Section 12.8: Find the Smallest Subarray Covering a Set of Keywords

The Problem: Given a long text (an array of words) and a set of keywords, find the smallest subarray of the text that contains all the keywords.

Example:

  • Text: ["apple", "banana", "apple", "apple", "dog", "cat", "apple", "dog", "banana", "apple", "cat", "dog"]
  • Keywords: {"banana", "cat"}
  • Result: ["cat", "apple", "dog", "banana"] (length 4, from index 6 to 9)

Algorithm (Sliding Window with Hash Table): This is a classic sliding window problem. We expand a window from the right and shrink it from the left.

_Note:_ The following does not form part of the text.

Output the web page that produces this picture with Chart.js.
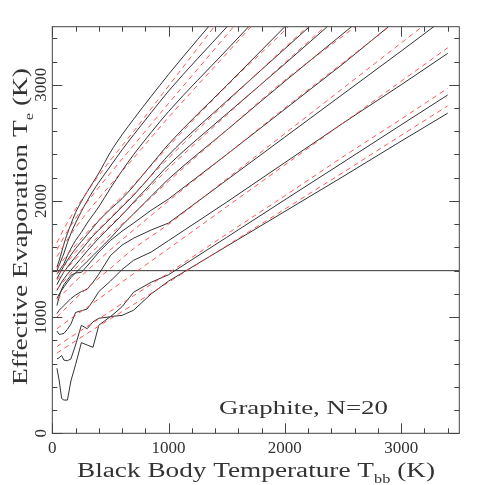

  1. Create a hash table keyword_counts to store the count of each keyword we need to find. Initialize it from the input set of keywords.
  2. Initialize left = 0, result = (-1, -1) (to store the start/end of the best subarray), and remaining_to_find = len(keywords).
  3. Use a hash table window_counts to track counts of keywords within the current window [left, right].
  4. Iterate with a right pointer from 0 to len(text) - 1:
    • Let word = text[right].
    • If word is one of the keywords:
      • Increment its count in window_counts.
      • If window_counts[word] is now equal to keyword_counts[word], it means we have found enough of this specific keyword. Decrement remaining_to_find.
    • Shrink the window from the left: While remaining_to_find == 0:
      • We have a valid window [left, right]. Check if it’s smaller than the best result found so far. If so, update result.
      • Let left_word = text[left].
      • If left_word is a keyword:
        • Decrement its count in window_counts.
        • If its window_counts is now less than its keyword_counts, we no longer have all required keywords in the window. Increment remaining_to_find.
      • Move the left boundary: left += 1.
  5. Return the subarray corresponding to the final result indices.